→ TASK PROMPT
Retype word for word the first line of the listing and each line after it up to the line with "import seaborn as sns", with the pictures taken out.
○ ○ ○ ○ ○
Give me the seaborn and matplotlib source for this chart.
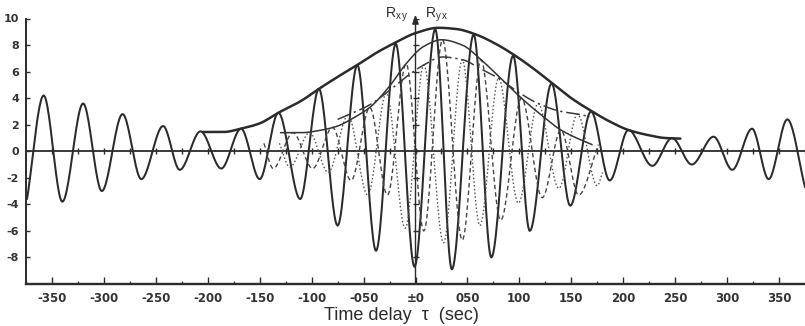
import numpy as np
import pandas as pd
import matplotlib
matplotlib.use("Agg")
import matplotlib.pyplot as plt
import seaborn as sns

# ---- cross-correlation functions, extrema read along the delay axis (sec) ----
main_t = [-374, -358, -340, -320, -302, -282, -264, -243, -227, -207, -187, -168,
          -150, -132, -111, -93, -75, -56, -38, -19, -1, 19, 35, 56, 73, 94, 110,
          131, 149, 169, 187, 205, 228, 247, 266, 287, 305, 324, 340, 358, 375]
main_v = [-3.6, 4.2, -3.8, 3.6, -3.0, 2.8, -2.1, 1.9, -1.4, 1.5, -1.3, 1.7,
          -2.1, 2.9, -3.6, 4.7, -5.6, 6.5, -7.5, 8.1, -8.7, 9.2, -8.9, 8.8, -8.0,
          7.2, -6.0, 5.1, -4.1, 3.0, -2.2, 1.6, -1.1, 1.0, -1.0, 1.1, -1.4, 1.7,
          -2.1, 2.4, -2.7]

dash_t = [-146, -137, -118, -99, -80, -62, -44, -27, -9, 8, 26, 45, 63, 82, 102,
          122, 140, 157, 176]
dash_v = [0.6, -1.3, 1.4, -1.3, 1.8, -2.2, 3.3, -3.3, 6.6, -6.0, 8.4, -6.7, 6.9,
          -5.2, 4.0, -3.5, 1.6, -3.3, 0.5]

dot_t = [-131, -121, -102, -84, -65, -46, -28, -10, 8, 27, 45, 62, 80, 99, 118,
         138, 156, 175, 180]
dot_v = [0.6, -1.2, 1.4, -1.6, 2.7, -3.3, 4.4, -5.8, 6.5, -6.9, 6.9, -5.6, 5.5,
         -3.9, 3.6, -2.8, 2.8, -2.6, -1.6]

# ---- envelopes ----
env1_t = [-205, -185, -168, -150, -132, -110, -93, -75, -56, -38, -19, 0, 22, 40,
          58, 77, 96, 114, 132, 150, 170, 188, 205, 225, 240, 255]
env1_v = [1.45, 1.45, 1.7, 2.1, 2.9, 3.8, 4.7, 5.6, 6.5, 7.4, 8.2, 8.9, 9.3, 9.2,
          8.8, 8.1, 7.2, 6.2, 5.1, 4.0, 3.0, 2.2, 1.6, 1.2, 1.0, 0.95]

env2_t = [-130, -110, -90, -75, -60, -44, -25, -9, 8, 25, 45, 63, 82, 102, 120,
          140, 155, 170]
env2_v = [1.4, 1.4, 1.6, 1.9, 2.5, 3.3, 4.9, 6.6, 7.9, 8.4, 8.0, 6.9, 5.5, 4.0,
          2.8, 1.6, 1.0, 0.5]

env3_t = [-75, -60, -44, -28, -9, 8, 26, 45, 63, 80, 100, 118, 140, 156, 168]
env3_v = [2.4, 2.9, 3.5, 4.4, 5.6, 6.5, 7.1, 6.9, 6.2, 5.5, 4.4, 3.6, 3.0, 2.8, 2.6]

x_ticks = [-350, -300, -250, -200, -150, -100, -50, 0, 50, 100, 150, 200, 250, 300, 350]
x_labels = ["-350", "-300", "-250", "-200", "-150", "-100", "-050", "±0", "050",
            "100", "150", "200", "250", "300", "350"]
y_ticks = [-8, -6, -4, -2, 0, 2, 4, 6, 8, 10]
y_labels = ["-8", "-6", "-4", "-2", "0", "2", "4", "6", "8", "10"]

INK = "#2b2b2b"


def smooth(t, v, n=24):
    """Monotone cubic (Fritsch-Carlson) rendering of a polyline: flat at extrema."""
    t = np.asarray(t, float)
    v = np.asarray(v, float)
    h = np.diff(t)
    d = np.diff(v) / h
    m = np.zeros_like(v)
    m[0], m[-1] = d[0], d[-1]
    for k in range(1, len(v) - 1):
        if d[k - 1] * d[k] > 0:
            w1 = 2 * h[k] + h[k - 1]
            w2 = h[k] + 2 * h[k - 1]
            m[k] = (w1 + w2) / (w1 / d[k - 1] + w2 / d[k])
    xs, ys = [], []
    for k in range(len(h)):
        s = np.linspace(0, 1, n, endpoint=(k == len(h) - 1))
        h00 = 2 * s**3 - 3 * s**2 + 1
        h10 = s**3 - 2 * s**2 + s
        h01 = -2 * s**3 + 3 * s**2
        h11 = s**3 - s**2
        xs.append(t[k] + s * h[k])
        ys.append(h00 * v[k] + h10 * h[k] * m[k] + h01 * v[k + 1] + h11 * h[k] * m[k + 1])
    return pd.DataFrame({"tau": np.concatenate(xs), "R": np.concatenate(ys)})


sns.set_theme(style="white")
plt.rcParams["font.family"] = ["DejaVu Sans"]

fig = plt.figure(figsize=(8.05, 3.26), dpi=100)
ax = fig.add_axes([26 / 805, 1 - 284 / 326, 1 - 26 / 805, (284 - 18.5) / 326])
ax.set_xlim(-374, 375)
ax.set_ylim(-10, 10)

curves = [
    (main_t, main_v, dict(linewidth=1.45, color=INK, linestyle="-")),
    (dash_t, dash_v, dict(linewidth=1.0, color="#444444", linestyle=(0, (3.2, 2.2)))),
    (dot_t, dot_v, dict(linewidth=1.0, color="#555555", linestyle=(0, (1.1, 1.6)))),
    (env1_t, env1_v, dict(linewidth=1.8, color=INK, linestyle="-")),
    (env2_t, env2_v, dict(linewidth=1.1, color="#333333", linestyle="-")),
    (env3_t, env3_v, dict(linewidth=1.1, color="#3a3a3a", linestyle=(0, (9, 2.5, 1.5, 2.5)))),
]
for t, v, style in curves:
    sns.lineplot(data=smooth(t, v), x="tau", y="R", ax=ax, sort=False,
                 estimator=None, errorbar=None, **style)

# zero line with its small delay marks
ax.axhline(0, color=INK, linewidth=1.3, zorder=1)
marks = np.arange(-350, 376, 25)
ax.plot(marks, np.zeros_like(marks), linestyle="none", marker="|",
        markersize=4, markeredgewidth=1.0, color=INK)

# central ordinate with arrow
ax.annotate("", xy=(0, 10.3), xytext=(0, -10), annotation_clip=False,
            arrowprops=dict(arrowstyle="-|>,head_length=0.45,head_width=0.16",
                            lw=1.0, color=INK, shrinkA=0, shrinkB=0))
ax.plot(np.zeros(len(y_ticks)), y_ticks, linestyle="none", marker="_",
        markersize=5, markeredgewidth=1.0, color=INK)
label_font = dict(family=["Liberation Sans", "DejaVu Sans"], fontsize=10, color=INK)
ax.text(-18, 10.3, r"$\mathregular{R_{x\,y}}$", ha="center", va="center",
        clip_on=False, **label_font)
ax.text(20, 10.3, r"$\mathregular{R_{y\,x}}$", ha="center", va="center",
        clip_on=False, **label_font)

# axes frame
for side in ("top", "right"):
    ax.spines[side].set_visible(False)
ax.spines["left"].set_color(INK)
ax.spines["left"].set_linewidth(1.4)
ax.spines["bottom"].set_color(INK)
ax.spines["bottom"].set_linewidth(1.7)

ax.set_xticks(x_ticks)
ax.set_xticklabels(x_labels, fontsize=8.5, fontweight="bold", color="#333333")
ax.set_xticks(np.arange(-375, 376, 25), minor=True)
ax.set_yticks(y_ticks)
ax.set_yticklabels(y_labels, fontsize=8, fontweight="bold", color="#333333")
ax.tick_params(axis="x", which="major", direction="in", length=5, width=1.0,
               color=INK, pad=6, bottom=True)
ax.tick_params(axis="x", which="minor", direction="in", length=2.5, width=0.9,
               color=INK, bottom=True)
ax.tick_params(axis="y", which="major", direction="in", length=3, width=1.0,
               color=INK, pad=5, left=True)

ax.set_xlabel("Time delay  τ  (sec)", fontsize=13, color=INK,
              family=["Liberation Sans", "DejaVu Sans"])
ax.xaxis.set_label_coords((401 - 26) / 779, -0.085)
ax.set_ylabel("")
ax.grid(False)

fig.savefig("out.png", dpi=100, facecolor="white")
○ ○ ○ ○ ○
→ REPLY
Give me the seaborn and matplotlib source for this chart.
import numpy as np
import pandas as pd
import matplotlib
matplotlib.use("Agg")
import matplotlib.pyplot as plt
import seaborn as sns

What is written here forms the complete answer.